GIVEN MATERIAL

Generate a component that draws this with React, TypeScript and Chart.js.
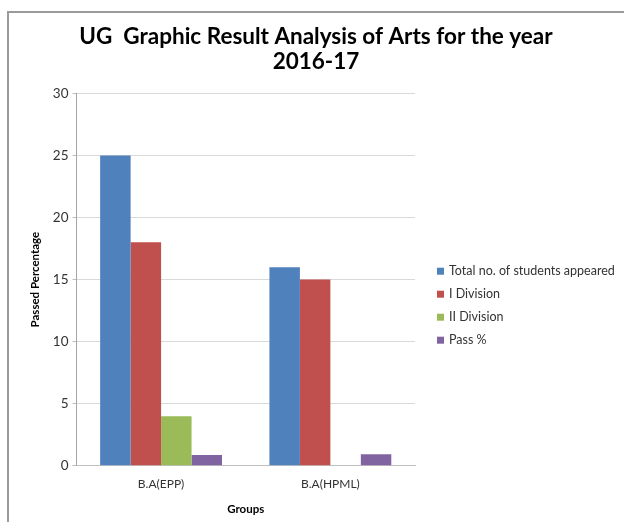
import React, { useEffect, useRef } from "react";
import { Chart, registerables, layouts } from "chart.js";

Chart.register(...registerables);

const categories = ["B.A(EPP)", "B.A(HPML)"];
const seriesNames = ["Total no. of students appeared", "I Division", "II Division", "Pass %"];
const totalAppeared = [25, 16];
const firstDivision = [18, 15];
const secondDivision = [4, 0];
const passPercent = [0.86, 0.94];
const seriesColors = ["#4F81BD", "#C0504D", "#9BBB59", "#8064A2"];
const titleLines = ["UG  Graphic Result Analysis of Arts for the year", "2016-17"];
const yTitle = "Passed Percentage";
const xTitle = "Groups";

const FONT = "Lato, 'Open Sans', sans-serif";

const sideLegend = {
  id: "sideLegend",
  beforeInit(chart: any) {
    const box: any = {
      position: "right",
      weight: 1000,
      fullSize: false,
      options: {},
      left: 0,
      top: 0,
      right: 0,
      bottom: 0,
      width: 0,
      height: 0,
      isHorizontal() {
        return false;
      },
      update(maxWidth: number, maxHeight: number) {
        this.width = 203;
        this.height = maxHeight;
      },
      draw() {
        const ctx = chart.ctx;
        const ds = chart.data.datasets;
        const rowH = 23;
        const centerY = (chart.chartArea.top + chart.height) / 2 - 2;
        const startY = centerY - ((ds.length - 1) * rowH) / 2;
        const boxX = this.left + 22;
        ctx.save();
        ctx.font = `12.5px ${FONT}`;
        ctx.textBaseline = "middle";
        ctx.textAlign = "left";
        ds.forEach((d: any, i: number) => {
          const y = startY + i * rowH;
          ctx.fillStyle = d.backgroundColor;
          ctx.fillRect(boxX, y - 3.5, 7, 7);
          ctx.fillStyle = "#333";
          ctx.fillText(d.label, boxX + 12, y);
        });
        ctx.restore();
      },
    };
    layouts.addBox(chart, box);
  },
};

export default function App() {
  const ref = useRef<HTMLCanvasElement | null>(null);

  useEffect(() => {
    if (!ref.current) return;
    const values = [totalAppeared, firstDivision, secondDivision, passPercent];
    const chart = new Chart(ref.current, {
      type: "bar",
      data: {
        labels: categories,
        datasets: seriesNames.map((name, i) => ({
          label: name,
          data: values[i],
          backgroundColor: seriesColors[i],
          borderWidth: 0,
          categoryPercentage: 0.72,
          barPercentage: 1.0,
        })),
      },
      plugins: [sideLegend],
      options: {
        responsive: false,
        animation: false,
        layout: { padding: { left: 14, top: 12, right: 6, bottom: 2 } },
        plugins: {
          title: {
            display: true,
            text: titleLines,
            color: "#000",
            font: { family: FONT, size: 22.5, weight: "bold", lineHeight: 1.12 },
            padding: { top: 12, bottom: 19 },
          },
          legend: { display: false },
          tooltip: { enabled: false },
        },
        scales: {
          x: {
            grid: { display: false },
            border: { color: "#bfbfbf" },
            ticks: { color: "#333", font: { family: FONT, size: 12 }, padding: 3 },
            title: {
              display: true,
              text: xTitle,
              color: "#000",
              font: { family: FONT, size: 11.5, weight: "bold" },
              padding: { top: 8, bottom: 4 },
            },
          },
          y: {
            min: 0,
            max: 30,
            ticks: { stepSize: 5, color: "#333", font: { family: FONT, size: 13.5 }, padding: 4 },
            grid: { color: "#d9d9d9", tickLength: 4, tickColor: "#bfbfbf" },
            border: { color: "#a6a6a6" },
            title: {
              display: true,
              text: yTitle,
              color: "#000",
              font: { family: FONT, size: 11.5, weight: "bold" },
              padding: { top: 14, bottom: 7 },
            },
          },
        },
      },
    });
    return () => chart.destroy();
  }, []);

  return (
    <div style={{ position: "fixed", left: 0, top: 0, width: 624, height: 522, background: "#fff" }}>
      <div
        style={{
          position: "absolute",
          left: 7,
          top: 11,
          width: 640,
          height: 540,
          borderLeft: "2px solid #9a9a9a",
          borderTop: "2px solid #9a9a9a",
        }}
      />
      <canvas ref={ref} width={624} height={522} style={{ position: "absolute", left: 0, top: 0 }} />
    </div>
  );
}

EXERCISE AIM
Without the pictures, please reproduce each line of the listing above exactly, from the first one through the line bearing "Chart.register(...registerables);".

RESULT OF THIS TASK
Generate a component that draws this with React, TypeScript and Chart.js.
import React, { useEffect, useRef } from "react";
import { Chart, registerables, layouts } from "chart.js";

Chart.register(...registerables);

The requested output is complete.